I took all of two lessons on Scooter. That is all I could afford. Actually, my sister paid for the lessons. They would not have happened had she not paid. But the seed was planted. I would think about Scooter a lot. Still do. But the reality of my taking lessons, of riding, of becoming a rider, had not really settled in my mind as something that could happen. That would happen.

It happened in Hungary two years later. The land of half my ancestors. Out on the Puzsta, the Hungarian Plain where Arpad had led the Magyar tribes over 1000 years ago. Again, it was my sister and I. Again it was fall. She was living in Hungary then. I was visiting. We were staying at Epona, an equestrian hotel out on the Hortobagy. They breed and train Nonius horses there. My sister and I took longe lessons on a small Nonius mare. My sister went first. I watched for an hour as she trotted around and around in a circle learning to post. Then it was my turn.

I know all of about five words of Hungarian and the instructor spoke no English at all. My sister quickly explained the timing of the posting trot: go up when the horse’s outside leg is forward (later I would change this to sit down when the horse’s outside leg is back because that makes more sense to my brain for some reason). The Hungarian instructor, a dark haired, dark mustachioed man, as slim as a whip, tried to explain the same thing with hand motions. He was very reticent for a Hungarian. Most Hungarians will talk your ear off despite the fact you do not have a clue as to what they are saying and they are aware of this. Our instructor was a man of few words. Luckily I understood the two most important: igen and nem. Yes and No.
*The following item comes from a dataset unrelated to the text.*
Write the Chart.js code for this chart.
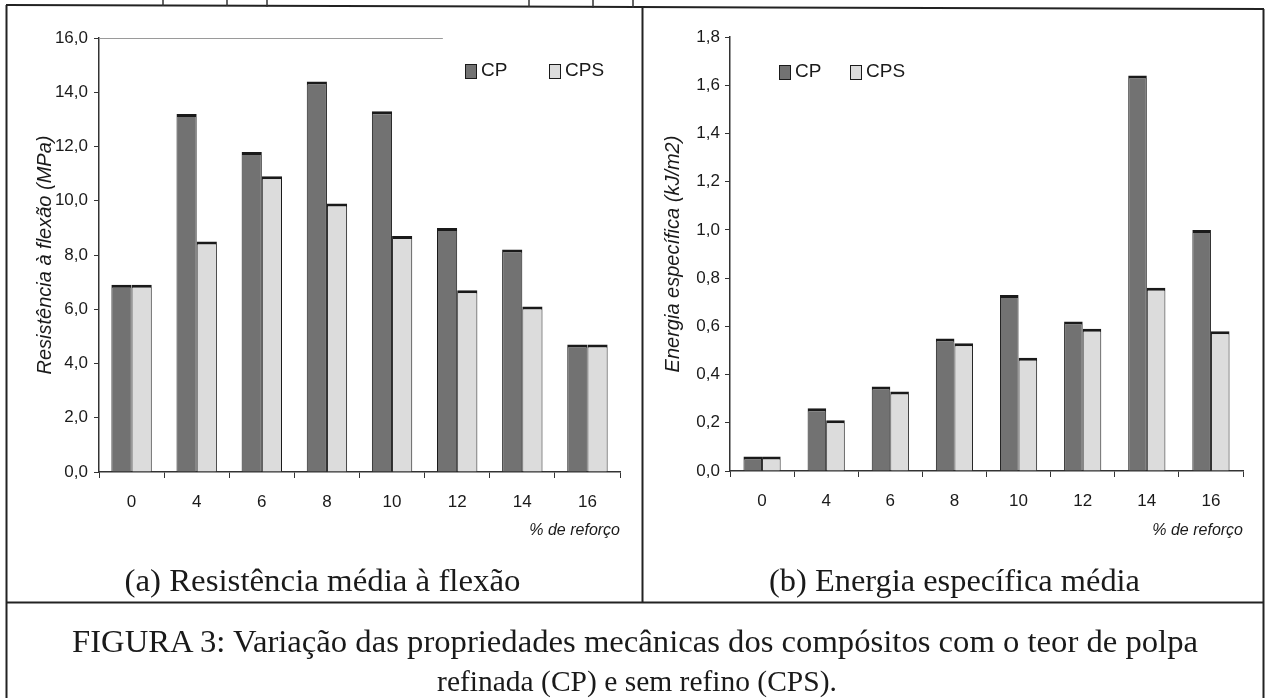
<!DOCTYPE html>
<html>
<head>
<meta charset="utf-8">
<script src="https://cdn.jsdelivr.net/npm/chart.js@4/dist/chart.umd.min.js"></script>
<style>
html,body{margin:0;padding:0;background:#fff;width:1266px;height:698px;overflow:hidden;}
#wrapA{position:absolute;left:0;top:0;width:640px;height:560px;}
#wrapB{position:absolute;left:642px;top:0;width:624px;height:560px;}
#frame{position:absolute;left:0;top:0;}
</style>
</head>
<body>
<div id="wrapA"><canvas id="chartA" width="640" height="560"></canvas></div>
<div id="wrapB"><canvas id="chartB" width="624" height="560"></canvas></div>
<svg id="frame" width="1266" height="698" xmlns="http://www.w3.org/2000/svg">
  <g stroke="#222" stroke-width="2" fill="none">
    <line x1="6" y1="5" x2="1264" y2="9"/>
    <line x1="6.5" y1="5" x2="6.5" y2="698"/>
    <line x1="1263.5" y1="9" x2="1263.5" y2="698"/>
    <line x1="642.5" y1="7" x2="642.5" y2="603"/>
    <line x1="6" y1="602.5" x2="1264" y2="602.5"/>
  </g>
  <g stroke="#333" stroke-width="1.5">
    <line x1="163" y1="0" x2="163" y2="6"/>
    <line x1="227" y1="0" x2="227" y2="6"/>
    <line x1="267" y1="0" x2="267" y2="7"/>
    <line x1="529" y1="0" x2="529" y2="7"/>
    <line x1="593" y1="0" x2="593" y2="8"/>
    <line x1="633" y1="0" x2="633" y2="8"/>
  </g>
  <g font-family="'Liberation Serif','Times New Roman',serif" fill="#1a1a1a">
    <text x="124.5" y="591" font-size="32" textLength="396" lengthAdjust="spacingAndGlyphs">(a) Resistência média à flexão</text>
    <text x="769" y="591" font-size="32" textLength="371" lengthAdjust="spacingAndGlyphs">(b) Energia específica média</text>
    <text x="72" y="652" font-size="31" textLength="1126" lengthAdjust="spacingAndGlyphs">FIGURA 3: Variação das propriedades mecânicas dos compósitos com o teor de polpa</text>
    <text x="637" y="691" font-size="29.5" text-anchor="middle">refinada (CP) e sem refino (CPS).</text>
  </g>
</svg>
<script>
// ---- data ----
const categories = ['0', '4', '6', '8', '10', '12', '14', '16'];
const seriesNames = ['CP', 'CPS'];
const resistCP  = [6.9, 13.2, 11.8, 14.4, 13.3, 9.0, 8.2, 4.7];
const resistCPS = [6.9, 8.5, 10.9, 9.9, 8.7, 6.7, 6.1, 4.7];
const energyCP  = [0.06, 0.26, 0.35, 0.55, 0.73, 0.62, 1.64, 1.00];
const energyCPS = [0.06, 0.21, 0.33, 0.53, 0.47, 0.59, 0.76, 0.58];
const resistAxis = { min: 0, max: 16, step: 2, title: 'Resistência à flexão (MPa)' };
const energyAxis = { min: 0, max: 1.8, step: 0.2, title: 'Energia específica (kJ/m2)' };
const xTitle = '% de reforço';

// ---- styling ----
const CP_FILL = '#727272';
const CPS_FILL = '#dcdcdc';
const INK = '#1a1a1a';
const SANS = "'Liberation Sans', Arial, sans-serif";

const inlineLegend = {
  id: 'inlineLegend',
  afterDraw(chart, args, opts) {
    const ctx = chart.ctx;
    ctx.save();
    ctx.font = opts.fontSize + 'px ' + SANS;
    ctx.textBaseline = 'alphabetic';
    chart.data.datasets.forEach((ds, i) => {
      const x = opts.x[i], y = opts.y;
      ctx.fillStyle = ds.backgroundColor;
      ctx.fillRect(x, y, 12, 15);
      ctx.strokeStyle = INK;
      ctx.lineWidth = 1;
      ctx.strokeRect(x + 0.5, y + 0.5, 11, 14);
      ctx.fillStyle = INK;
      ctx.fillText(ds.label, x + 16, y + opts.baseline);
    });
    ctx.restore();
  }
};

// faint partial top gridline seen in the left panel
const topRule = {
  id: 'topRule',
  beforeDatasetsDraw(chart, args, opts) {
    if (!opts.frac) return;
    const { ctx, chartArea, scales } = chart;
    const y = Math.round(scales.y.getPixelForValue(scales.y.max)) + 0.5;
    ctx.save();
    ctx.strokeStyle = '#9a9a9a';
    ctx.lineWidth = 1.2;
    ctx.beginPath();
    ctx.moveTo(chartArea.left, y);
    ctx.lineTo(chartArea.left + (chartArea.right - chartArea.left) * opts.frac, y);
    ctx.stroke();
    ctx.restore();
  }
};

function makeChart(id, cp, cps, axis, cfg) {
  const fmt = v => Number(v).toFixed(1).replace('.', ',');
  return new Chart(document.getElementById(id), {
    type: 'bar',
    data: {
      labels: categories,
      datasets: [
        { label: seriesNames[0], data: cp, backgroundColor: CP_FILL, borderColor: INK,
          borderWidth: { top: 3, left: 1, right: 1, bottom: 0 }, borderSkipped: 'start',
          categoryPercentage: cfg.catPct, barPercentage: 1.0 },
        { label: seriesNames[1], data: cps, backgroundColor: CPS_FILL, borderColor: INK,
          borderWidth: { top: 3, left: 1, right: 1, bottom: 0 }, borderSkipped: 'start',
          categoryPercentage: cfg.catPct, barPercentage: 1.0 }
      ]
    },
    options: {
      responsive: false,
      animation: false,
      devicePixelRatio: 1,
      layout: { padding: { left: cfg.padLeft, right: cfg.padRight, top: cfg.padTop, bottom: 0 } },
      plugins: {
        legend: { display: false },
        tooltip: { enabled: false },
        inlineLegend: { x: cfg.legendX, y: cfg.legendY, baseline: cfg.legendBase, fontSize: 19 },
        topRule: { frac: cfg.topRuleFrac }
      },
      scales: {
        x: {
          grid: { display: true, drawOnChartArea: false, drawTicks: true, tickLength: 6, color: '#333', offset: true },
          border: { display: true, color: '#333', width: 1.5 },
          ticks: { color: INK, font: { family: SANS, size: 17 }, padding: 14, maxRotation: 0 },
          title: { display: true, text: xTitle, align: 'end', color: INK,
                   font: { family: SANS, size: 16, style: 'italic' }, padding: { top: 0, bottom: 20 } },
          afterFit: s => { s.height = cfg.xHeight; }
        },
        y: {
          min: axis.min, max: axis.max,
          grid: { display: true, drawOnChartArea: false, drawTicks: true, tickLength: 5, color: '#333' },
          border: { display: true, color: '#333', width: 1.5 },
          ticks: { stepSize: axis.step, color: INK, font: { family: SANS, size: 17 }, padding: cfg.yTickPad,
                   callback: v => fmt(v) },
          title: { display: true, text: axis.title, color: INK,
                   font: { family: SANS, size: 20, style: 'italic' }, padding: { top: cfg.titlePad, bottom: 0 } },
          afterFit: s => { s.width = cfg.yWidth; }
        }
      }
    },
    plugins: [inlineLegend, topRule]
  });
}

makeChart('chartA', resistCP, resistCPS, resistAxis, {
  catPct: 0.62, padLeft: 8, padRight: 20, padTop: 38, xHeight: 88, yWidth: 91,
  yTickPad: 6, titlePad: 25, legendX: [465, 549], legendY: 64, legendBase: 12, topRuleFrac: 0.66
});
makeChart('chartB', energyCP, energyCPS, energyAxis, {
  catPct: 0.58, padLeft: 3, padRight: 23, padTop: 37, xHeight: 89, yWidth: 85,
  yTickPad: 5, titlePad: 16, legendX: [137, 208], legendY: 65, legendBase: 12, topRuleFrac: 0
});
</script>
</body>
</html>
So I got on the lovely little Nonius mare. She was dark brown and had her winter coat already. I have incredibly short legs for an average sized human female. I will never forget the Hungarian instructor taking my left leg and throwing it over the mare’s neck so he could adjust the left stirrup. There I sat perched on a horse, on the Hungarian plain, w/ one leg thrown over a horse’s neck and the other dangling uselessly down along the horse’s side not able to reach the other stirrup. It was at the moment I knew that, no matter what I did with the rest of my life, horses was going to be a major part of it. I knew I could ride. I knew I would ride. I would work with horses. At the age of 32, awkwardly perched on an old leather saddle, on that patient little Nonius mare, I found my true self.